__Exercise prompt__
Retype nothing but the lines from the start of the material up to and including the line with "119, 8, 3, 3, 2];". Pictures don't belong in the copy.

========================================================================

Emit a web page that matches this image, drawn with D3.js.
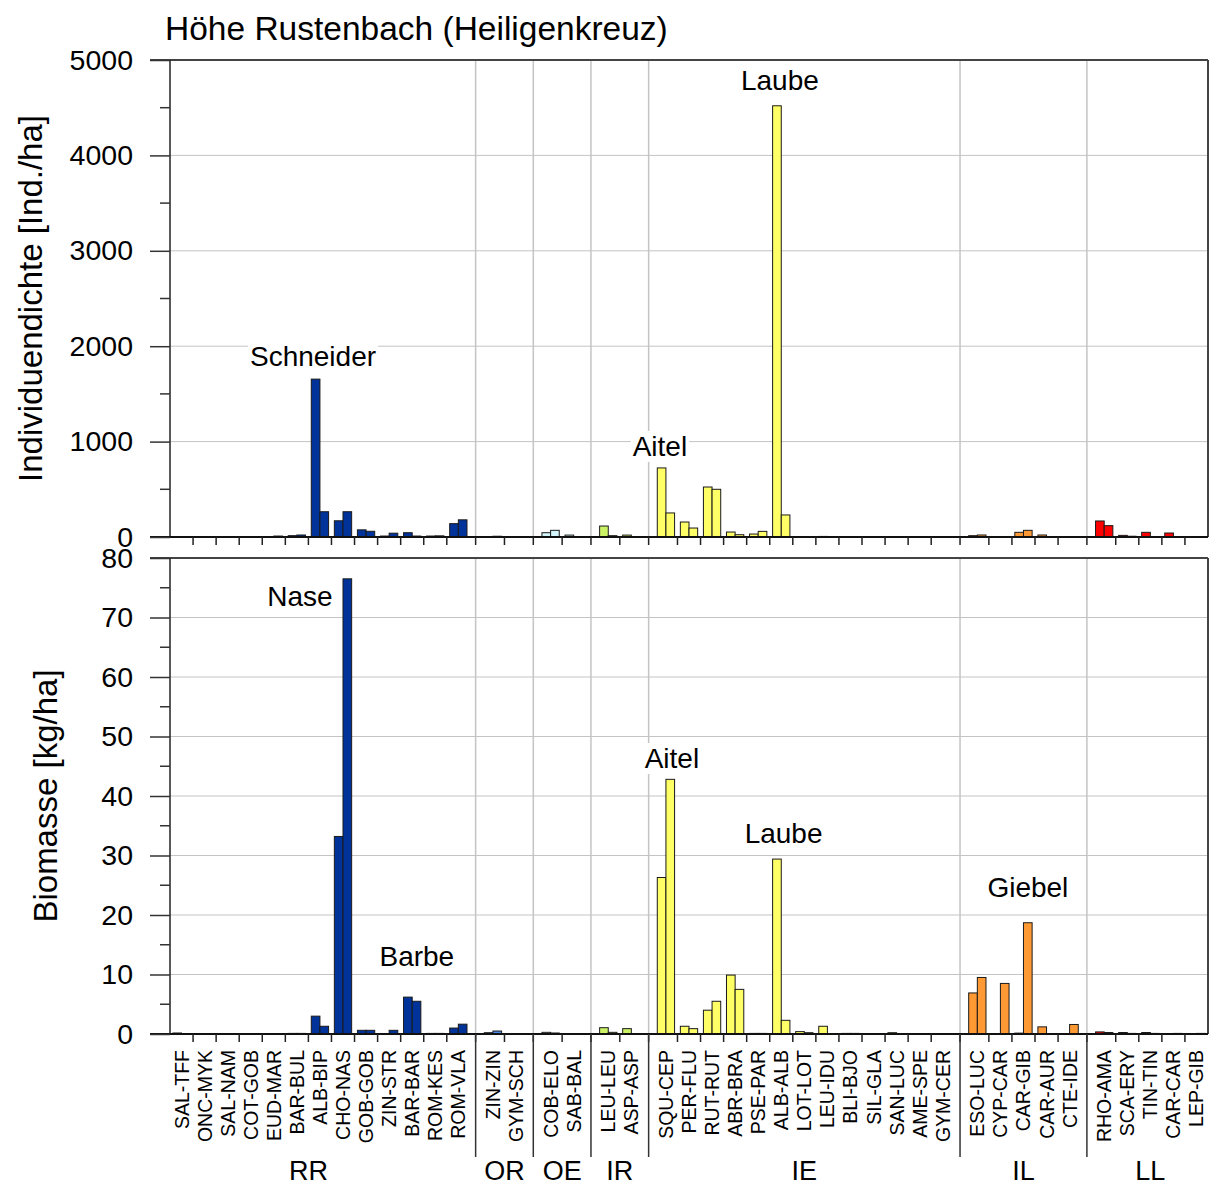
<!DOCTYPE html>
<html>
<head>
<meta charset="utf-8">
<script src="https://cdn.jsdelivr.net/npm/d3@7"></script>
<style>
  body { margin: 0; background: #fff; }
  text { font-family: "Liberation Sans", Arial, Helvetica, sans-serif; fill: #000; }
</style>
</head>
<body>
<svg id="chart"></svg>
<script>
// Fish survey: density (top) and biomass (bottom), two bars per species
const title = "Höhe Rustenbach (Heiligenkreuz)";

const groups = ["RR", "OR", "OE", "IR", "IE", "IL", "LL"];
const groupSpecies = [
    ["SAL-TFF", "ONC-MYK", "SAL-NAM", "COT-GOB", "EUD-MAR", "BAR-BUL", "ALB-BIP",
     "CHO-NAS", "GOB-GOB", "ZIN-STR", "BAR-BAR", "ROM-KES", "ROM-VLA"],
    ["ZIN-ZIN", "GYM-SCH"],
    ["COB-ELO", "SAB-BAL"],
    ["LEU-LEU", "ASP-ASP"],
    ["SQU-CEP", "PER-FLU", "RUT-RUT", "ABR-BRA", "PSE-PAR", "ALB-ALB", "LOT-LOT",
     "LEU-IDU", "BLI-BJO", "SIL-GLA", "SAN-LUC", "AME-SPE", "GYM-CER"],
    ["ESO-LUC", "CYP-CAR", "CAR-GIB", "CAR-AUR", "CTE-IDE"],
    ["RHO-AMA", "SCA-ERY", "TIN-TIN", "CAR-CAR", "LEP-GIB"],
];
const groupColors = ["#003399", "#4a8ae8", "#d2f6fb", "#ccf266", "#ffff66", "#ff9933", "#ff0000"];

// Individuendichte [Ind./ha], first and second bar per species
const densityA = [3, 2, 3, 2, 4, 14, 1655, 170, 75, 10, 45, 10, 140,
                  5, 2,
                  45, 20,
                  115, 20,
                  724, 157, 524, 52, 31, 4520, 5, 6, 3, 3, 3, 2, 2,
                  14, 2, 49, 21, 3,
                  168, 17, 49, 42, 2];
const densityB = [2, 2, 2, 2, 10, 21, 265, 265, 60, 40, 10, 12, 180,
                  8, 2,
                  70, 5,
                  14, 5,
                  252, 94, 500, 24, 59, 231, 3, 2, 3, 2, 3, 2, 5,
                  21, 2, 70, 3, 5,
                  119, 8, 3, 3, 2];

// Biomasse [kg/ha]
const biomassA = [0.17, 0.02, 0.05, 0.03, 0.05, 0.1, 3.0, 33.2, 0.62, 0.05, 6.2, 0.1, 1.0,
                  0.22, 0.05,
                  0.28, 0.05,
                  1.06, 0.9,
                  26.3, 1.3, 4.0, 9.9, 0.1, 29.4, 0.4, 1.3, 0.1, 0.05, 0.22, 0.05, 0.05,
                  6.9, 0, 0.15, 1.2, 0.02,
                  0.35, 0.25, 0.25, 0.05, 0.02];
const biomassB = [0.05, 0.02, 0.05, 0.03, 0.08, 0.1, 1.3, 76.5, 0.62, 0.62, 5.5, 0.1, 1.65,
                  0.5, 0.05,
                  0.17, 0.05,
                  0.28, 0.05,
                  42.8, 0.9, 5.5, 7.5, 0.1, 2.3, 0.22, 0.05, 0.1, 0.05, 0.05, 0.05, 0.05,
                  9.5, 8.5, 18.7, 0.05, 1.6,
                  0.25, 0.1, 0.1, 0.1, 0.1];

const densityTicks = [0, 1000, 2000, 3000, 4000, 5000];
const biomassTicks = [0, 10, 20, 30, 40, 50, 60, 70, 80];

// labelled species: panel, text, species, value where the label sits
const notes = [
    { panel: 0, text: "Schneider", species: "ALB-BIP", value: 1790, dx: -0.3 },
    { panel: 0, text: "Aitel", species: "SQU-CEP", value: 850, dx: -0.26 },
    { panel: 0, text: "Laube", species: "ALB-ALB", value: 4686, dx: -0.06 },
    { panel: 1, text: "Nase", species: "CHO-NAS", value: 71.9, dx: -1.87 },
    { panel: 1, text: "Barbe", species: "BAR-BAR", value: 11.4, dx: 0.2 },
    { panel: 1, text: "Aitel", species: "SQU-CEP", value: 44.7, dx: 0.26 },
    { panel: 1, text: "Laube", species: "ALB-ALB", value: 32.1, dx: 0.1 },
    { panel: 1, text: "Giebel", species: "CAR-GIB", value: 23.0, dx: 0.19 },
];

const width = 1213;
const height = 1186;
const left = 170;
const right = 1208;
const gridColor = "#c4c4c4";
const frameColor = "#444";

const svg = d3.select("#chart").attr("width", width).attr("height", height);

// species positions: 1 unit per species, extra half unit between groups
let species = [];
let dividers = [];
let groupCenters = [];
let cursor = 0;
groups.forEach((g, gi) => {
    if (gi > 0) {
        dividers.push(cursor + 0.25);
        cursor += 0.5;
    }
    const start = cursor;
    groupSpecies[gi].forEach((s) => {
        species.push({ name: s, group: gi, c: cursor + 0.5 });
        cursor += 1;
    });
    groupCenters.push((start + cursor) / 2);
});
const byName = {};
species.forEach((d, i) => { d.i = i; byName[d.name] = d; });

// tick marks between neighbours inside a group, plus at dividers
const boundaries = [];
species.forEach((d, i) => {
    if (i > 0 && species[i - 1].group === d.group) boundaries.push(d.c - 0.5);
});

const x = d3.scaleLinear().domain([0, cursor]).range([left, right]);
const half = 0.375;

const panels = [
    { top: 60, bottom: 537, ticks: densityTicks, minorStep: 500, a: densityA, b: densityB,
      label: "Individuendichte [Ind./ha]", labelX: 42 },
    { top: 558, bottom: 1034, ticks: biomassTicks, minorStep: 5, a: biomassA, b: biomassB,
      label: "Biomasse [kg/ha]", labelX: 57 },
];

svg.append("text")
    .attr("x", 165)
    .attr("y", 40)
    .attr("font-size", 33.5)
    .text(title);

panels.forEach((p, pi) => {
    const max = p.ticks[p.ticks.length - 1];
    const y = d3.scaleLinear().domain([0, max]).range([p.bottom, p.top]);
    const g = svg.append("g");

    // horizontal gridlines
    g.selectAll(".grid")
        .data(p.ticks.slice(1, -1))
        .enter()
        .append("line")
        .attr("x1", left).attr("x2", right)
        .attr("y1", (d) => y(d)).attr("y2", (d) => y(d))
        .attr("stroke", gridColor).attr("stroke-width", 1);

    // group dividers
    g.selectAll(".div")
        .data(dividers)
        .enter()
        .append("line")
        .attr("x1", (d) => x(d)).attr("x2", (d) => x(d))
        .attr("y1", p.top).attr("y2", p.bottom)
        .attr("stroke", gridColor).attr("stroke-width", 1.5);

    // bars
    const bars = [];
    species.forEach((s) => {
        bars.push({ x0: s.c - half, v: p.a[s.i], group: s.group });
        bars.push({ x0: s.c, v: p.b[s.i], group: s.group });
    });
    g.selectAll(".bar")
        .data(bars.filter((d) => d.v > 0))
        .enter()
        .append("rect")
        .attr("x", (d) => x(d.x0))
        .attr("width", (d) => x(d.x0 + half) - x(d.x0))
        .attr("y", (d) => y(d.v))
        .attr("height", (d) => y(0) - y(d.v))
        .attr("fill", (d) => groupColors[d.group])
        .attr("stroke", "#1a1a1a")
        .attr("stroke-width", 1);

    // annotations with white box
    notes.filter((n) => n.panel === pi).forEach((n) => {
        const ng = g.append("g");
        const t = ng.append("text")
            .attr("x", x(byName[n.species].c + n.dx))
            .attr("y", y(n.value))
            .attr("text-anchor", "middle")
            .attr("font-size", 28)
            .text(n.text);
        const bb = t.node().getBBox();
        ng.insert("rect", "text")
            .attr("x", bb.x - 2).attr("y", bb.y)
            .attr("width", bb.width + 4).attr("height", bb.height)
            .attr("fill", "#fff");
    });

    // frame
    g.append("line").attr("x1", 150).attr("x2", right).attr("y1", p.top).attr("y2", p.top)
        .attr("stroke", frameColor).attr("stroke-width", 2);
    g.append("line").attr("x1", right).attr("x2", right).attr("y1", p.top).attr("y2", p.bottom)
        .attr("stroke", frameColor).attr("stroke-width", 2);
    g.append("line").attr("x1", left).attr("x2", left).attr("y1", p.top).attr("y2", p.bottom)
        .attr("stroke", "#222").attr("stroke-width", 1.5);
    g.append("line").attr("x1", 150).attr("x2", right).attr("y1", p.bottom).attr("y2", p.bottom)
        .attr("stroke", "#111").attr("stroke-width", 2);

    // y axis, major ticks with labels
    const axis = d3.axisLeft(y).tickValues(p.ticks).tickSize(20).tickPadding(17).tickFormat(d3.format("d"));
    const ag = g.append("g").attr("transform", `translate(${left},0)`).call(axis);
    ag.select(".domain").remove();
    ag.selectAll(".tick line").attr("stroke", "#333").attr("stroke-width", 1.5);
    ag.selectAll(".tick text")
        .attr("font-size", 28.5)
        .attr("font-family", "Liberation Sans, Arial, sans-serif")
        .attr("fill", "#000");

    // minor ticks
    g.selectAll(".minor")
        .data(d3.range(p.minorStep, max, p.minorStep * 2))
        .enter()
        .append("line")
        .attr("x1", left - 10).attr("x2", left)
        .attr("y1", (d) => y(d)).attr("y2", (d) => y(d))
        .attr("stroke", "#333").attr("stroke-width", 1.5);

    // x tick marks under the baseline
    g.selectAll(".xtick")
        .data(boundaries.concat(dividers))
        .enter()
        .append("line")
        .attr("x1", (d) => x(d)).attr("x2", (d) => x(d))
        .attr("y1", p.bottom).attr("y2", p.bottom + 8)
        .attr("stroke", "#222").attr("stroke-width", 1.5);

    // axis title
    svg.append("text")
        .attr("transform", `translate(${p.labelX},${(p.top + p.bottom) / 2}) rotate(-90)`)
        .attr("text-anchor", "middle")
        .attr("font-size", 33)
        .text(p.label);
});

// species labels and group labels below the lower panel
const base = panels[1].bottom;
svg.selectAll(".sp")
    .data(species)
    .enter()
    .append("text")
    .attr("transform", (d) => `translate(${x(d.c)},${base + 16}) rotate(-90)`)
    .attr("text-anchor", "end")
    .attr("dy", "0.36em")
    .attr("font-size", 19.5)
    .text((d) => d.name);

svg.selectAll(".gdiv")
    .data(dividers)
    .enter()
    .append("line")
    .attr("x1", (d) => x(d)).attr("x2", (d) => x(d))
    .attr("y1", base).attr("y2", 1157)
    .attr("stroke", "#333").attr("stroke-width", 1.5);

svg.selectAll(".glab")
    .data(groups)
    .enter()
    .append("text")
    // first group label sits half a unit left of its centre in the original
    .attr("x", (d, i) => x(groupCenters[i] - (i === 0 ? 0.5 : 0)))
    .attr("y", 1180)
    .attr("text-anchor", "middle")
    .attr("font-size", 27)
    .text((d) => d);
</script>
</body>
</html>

========================================================================

__The completed task__
Emit a web page that matches this image, drawn with D3.js.
<!DOCTYPE html>
<html>
<head>
<meta charset="utf-8">
<script src="https://cdn.jsdelivr.net/npm/d3@7"></script>
<style>
  body { margin: 0; background: #fff; }
  text { font-family: "Liberation Sans", Arial, Helvetica, sans-serif; fill: #000; }
</style>
</head>
<body>
<svg id="chart"></svg>
<script>
// Fish survey: density (top) and biomass (bottom), two bars per species
const title = "Höhe Rustenbach (Heiligenkreuz)";

const groups = ["RR", "OR", "OE", "IR", "IE", "IL", "LL"];
const groupSpecies = [
    ["SAL-TFF", "ONC-MYK", "SAL-NAM", "COT-GOB", "EUD-MAR", "BAR-BUL", "ALB-BIP",
     "CHO-NAS", "GOB-GOB", "ZIN-STR", "BAR-BAR", "ROM-KES", "ROM-VLA"],
    ["ZIN-ZIN", "GYM-SCH"],
    ["COB-ELO", "SAB-BAL"],
    ["LEU-LEU", "ASP-ASP"],
    ["SQU-CEP", "PER-FLU", "RUT-RUT", "ABR-BRA", "PSE-PAR", "ALB-ALB", "LOT-LOT",
     "LEU-IDU", "BLI-BJO", "SIL-GLA", "SAN-LUC", "AME-SPE", "GYM-CER"],
    ["ESO-LUC", "CYP-CAR", "CAR-GIB", "CAR-AUR", "CTE-IDE"],
    ["RHO-AMA", "SCA-ERY", "TIN-TIN", "CAR-CAR", "LEP-GIB"],
];
const groupColors = ["#003399", "#4a8ae8", "#d2f6fb", "#ccf266", "#ffff66", "#ff9933", "#ff0000"];

// Individuendichte [Ind./ha], first and second bar per species
const densityA = [3, 2, 3, 2, 4, 14, 1655, 170, 75, 10, 45, 10, 140,
                  5, 2,
                  45, 20,
                  115, 20,
                  724, 157, 524, 52, 31, 4520, 5, 6, 3, 3, 3, 2, 2,
                  14, 2, 49, 21, 3,
                  168, 17, 49, 42, 2];
const densityB = [2, 2, 2, 2, 10, 21, 265, 265, 60, 40, 10, 12, 180,
                  8, 2,
                  70, 5,
                  14, 5,
                  252, 94, 500, 24, 59, 231, 3, 2, 3, 2, 3, 2, 5,
                  21, 2, 70, 3, 5,
                  119, 8, 3, 3, 2];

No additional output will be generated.